Restate the material word for word and leave out anything that is a picture.

Begin

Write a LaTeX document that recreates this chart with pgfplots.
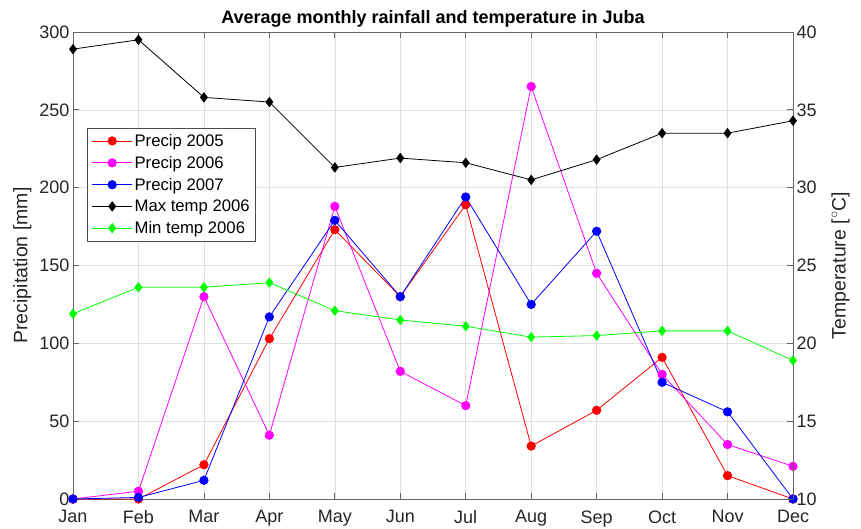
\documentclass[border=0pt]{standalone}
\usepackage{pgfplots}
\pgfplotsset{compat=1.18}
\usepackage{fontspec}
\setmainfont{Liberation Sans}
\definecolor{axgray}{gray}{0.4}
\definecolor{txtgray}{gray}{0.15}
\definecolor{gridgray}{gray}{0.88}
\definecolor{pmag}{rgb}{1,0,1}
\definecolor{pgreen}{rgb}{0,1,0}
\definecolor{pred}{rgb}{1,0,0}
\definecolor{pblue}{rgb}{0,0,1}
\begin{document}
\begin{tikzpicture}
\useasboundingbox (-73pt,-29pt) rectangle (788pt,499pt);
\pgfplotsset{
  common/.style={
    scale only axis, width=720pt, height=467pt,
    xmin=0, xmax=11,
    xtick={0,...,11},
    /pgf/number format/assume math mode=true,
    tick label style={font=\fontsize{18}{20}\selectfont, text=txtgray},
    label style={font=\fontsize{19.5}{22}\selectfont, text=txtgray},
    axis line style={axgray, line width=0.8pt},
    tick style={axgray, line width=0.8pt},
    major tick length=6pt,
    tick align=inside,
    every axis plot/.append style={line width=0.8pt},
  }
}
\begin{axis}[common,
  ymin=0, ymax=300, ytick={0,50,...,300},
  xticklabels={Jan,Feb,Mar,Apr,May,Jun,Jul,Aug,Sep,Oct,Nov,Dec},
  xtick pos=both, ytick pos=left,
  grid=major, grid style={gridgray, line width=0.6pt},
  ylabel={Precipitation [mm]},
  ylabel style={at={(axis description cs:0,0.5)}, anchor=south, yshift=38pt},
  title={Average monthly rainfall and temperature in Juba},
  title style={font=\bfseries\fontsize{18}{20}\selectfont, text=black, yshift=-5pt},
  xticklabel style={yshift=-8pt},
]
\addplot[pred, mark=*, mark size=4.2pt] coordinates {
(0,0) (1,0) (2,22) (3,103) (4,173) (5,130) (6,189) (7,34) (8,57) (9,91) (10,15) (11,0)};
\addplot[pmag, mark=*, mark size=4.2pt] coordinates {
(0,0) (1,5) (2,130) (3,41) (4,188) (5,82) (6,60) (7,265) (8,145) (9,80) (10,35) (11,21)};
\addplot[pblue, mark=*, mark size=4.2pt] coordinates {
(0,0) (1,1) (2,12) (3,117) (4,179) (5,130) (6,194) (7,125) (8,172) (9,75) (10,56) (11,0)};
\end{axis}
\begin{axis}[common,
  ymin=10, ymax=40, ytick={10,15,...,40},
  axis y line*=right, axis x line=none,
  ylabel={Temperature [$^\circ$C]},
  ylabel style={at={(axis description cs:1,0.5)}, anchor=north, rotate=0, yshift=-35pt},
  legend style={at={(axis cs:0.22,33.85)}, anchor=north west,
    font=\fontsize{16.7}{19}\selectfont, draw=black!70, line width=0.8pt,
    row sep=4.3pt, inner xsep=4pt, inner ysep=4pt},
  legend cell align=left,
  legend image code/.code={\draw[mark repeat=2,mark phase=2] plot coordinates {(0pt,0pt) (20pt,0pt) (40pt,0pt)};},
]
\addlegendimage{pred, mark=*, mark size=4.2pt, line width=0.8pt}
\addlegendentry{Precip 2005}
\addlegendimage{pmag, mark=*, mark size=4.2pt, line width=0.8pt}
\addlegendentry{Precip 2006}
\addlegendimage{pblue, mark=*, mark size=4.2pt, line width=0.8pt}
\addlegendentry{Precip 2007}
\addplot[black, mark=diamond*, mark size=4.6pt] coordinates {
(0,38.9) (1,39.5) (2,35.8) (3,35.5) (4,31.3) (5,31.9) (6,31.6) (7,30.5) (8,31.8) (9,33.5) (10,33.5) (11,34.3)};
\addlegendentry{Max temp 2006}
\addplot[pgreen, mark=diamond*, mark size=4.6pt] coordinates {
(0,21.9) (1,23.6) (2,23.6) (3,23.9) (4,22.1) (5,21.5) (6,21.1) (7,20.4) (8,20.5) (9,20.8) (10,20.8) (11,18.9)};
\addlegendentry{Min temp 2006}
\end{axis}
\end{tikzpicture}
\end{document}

End

Finished answer:
Write a LaTeX document that recreates this chart with pgfplots.
\documentclass[border=0pt]{standalone}
\usepackage{pgfplots}
\pgfplotsset{compat=1.18}
\usepackage{fontspec}
\setmainfont{Liberation Sans}
\definecolor{axgray}{gray}{0.4}
\definecolor{txtgray}{gray}{0.15}
\definecolor{gridgray}{gray}{0.88}
\definecolor{pmag}{rgb}{1,0,1}
\definecolor{pgreen}{rgb}{0,1,0}
\definecolor{pred}{rgb}{1,0,0}
\definecolor{pblue}{rgb}{0,0,1}
\begin{document}
\begin{tikzpicture}
\useasboundingbox (-73pt,-29pt) rectangle (788pt,499pt);
\pgfplotsset{
  common/.style={
    scale only axis, width=720pt, height=467pt,
    xmin=0, xmax=11,
    xtick={0,...,11},
    /pgf/number format/assume math mode=true,
    tick label style={font=\fontsize{18}{20}\selectfont, text=txtgray},
    label style={font=\fontsize{19.5}{22}\selectfont, text=txtgray},
    axis line style={axgray, line width=0.8pt},
    tick style={axgray, line width=0.8pt},
    major tick length=6pt,
    tick align=inside,
    every axis plot/.append style={line width=0.8pt},
  }
}
\begin{axis}[common,
  ymin=0, ymax=300, ytick={0,50,...,300},
  xticklabels={Jan,Feb,Mar,Apr,May,Jun,Jul,Aug,Sep,Oct,Nov,Dec},
  xtick pos=both, ytick pos=left,
  grid=major, grid style={gridgray, line width=0.6pt},
  ylabel={Precipitation [mm]},
  ylabel style={at={(axis description cs:0,0.5)}, anchor=south, yshift=38pt},
  title={Average monthly rainfall and temperature in Juba},
  title style={font=\bfseries\fontsize{18}{20}\selectfont, text=black, yshift=-5pt},
  xticklabel style={yshift=-8pt},
]
\addplot[pred, mark=*, mark size=4.2pt] coordinates {
(0,0) (1,0) (2,22) (3,103) (4,173) (5,130) (6,189) (7,34) (8,57) (9,91) (10,15) (11,0)};
\addplot[pmag, mark=*, mark size=4.2pt] coordinates {
(0,0) (1,5) (2,130) (3,41) (4,188) (5,82) (6,60) (7,265) (8,145) (9,80) (10,35) (11,21)};
\addplot[pblue, mark=*, mark size=4.2pt] coordinates {
(0,0) (1,1) (2,12) (3,117) (4,179) (5,130) (6,194) (7,125) (8,172) (9,75) (10,56) (11,0)};
\end{axis}
\begin{axis}[common,
  ymin=10, ymax=40, ytick={10,15,...,40},
  axis y line*=right, axis x line=none,
  ylabel={Temperature [$^\circ$C]},
  ylabel style={at={(axis description cs:1,0.5)}, anchor=north, rotate=0, yshift=-35pt},
  legend style={at={(axis cs:0.22,33.85)}, anchor=north west,
    font=\fontsize{16.7}{19}\selectfont, draw=black!70, line width=0.8pt,
    row sep=4.3pt, inner xsep=4pt, inner ysep=4pt},
  legend cell align=left,
  legend image code/.code={\draw[mark repeat=2,mark phase=2] plot coordinates {(0pt,0pt) (20pt,0pt) (40pt,0pt)};},
]
\addlegendimage{pred, mark=*, mark size=4.2pt, line width=0.8pt}
\addlegendentry{Precip 2005}
\addlegendimage{pmag, mark=*, mark size=4.2pt, line width=0.8pt}
\addlegendentry{Precip 2006}
\addlegendimage{pblue, mark=*, mark size=4.2pt, line width=0.8pt}
\addlegendentry{Precip 2007}
\addplot[black, mark=diamond*, mark size=4.6pt] coordinates {
(0,38.9) (1,39.5) (2,35.8) (3,35.5) (4,31.3) (5,31.9) (6,31.6) (7,30.5) (8,31.8) (9,33.5) (10,33.5) (11,34.3)};
\addlegendentry{Max temp 2006}
\addplot[pgreen, mark=diamond*, mark size=4.6pt] coordinates {
(0,21.9) (1,23.6) (2,23.6) (3,23.9) (4,22.1) (5,21.5) (6,21.1) (7,20.4) (8,20.5) (9,20.8) (10,20.8) (11,18.9)};
\addlegendentry{Min temp 2006}
\end{axis}
\end{tikzpicture}
\end{document}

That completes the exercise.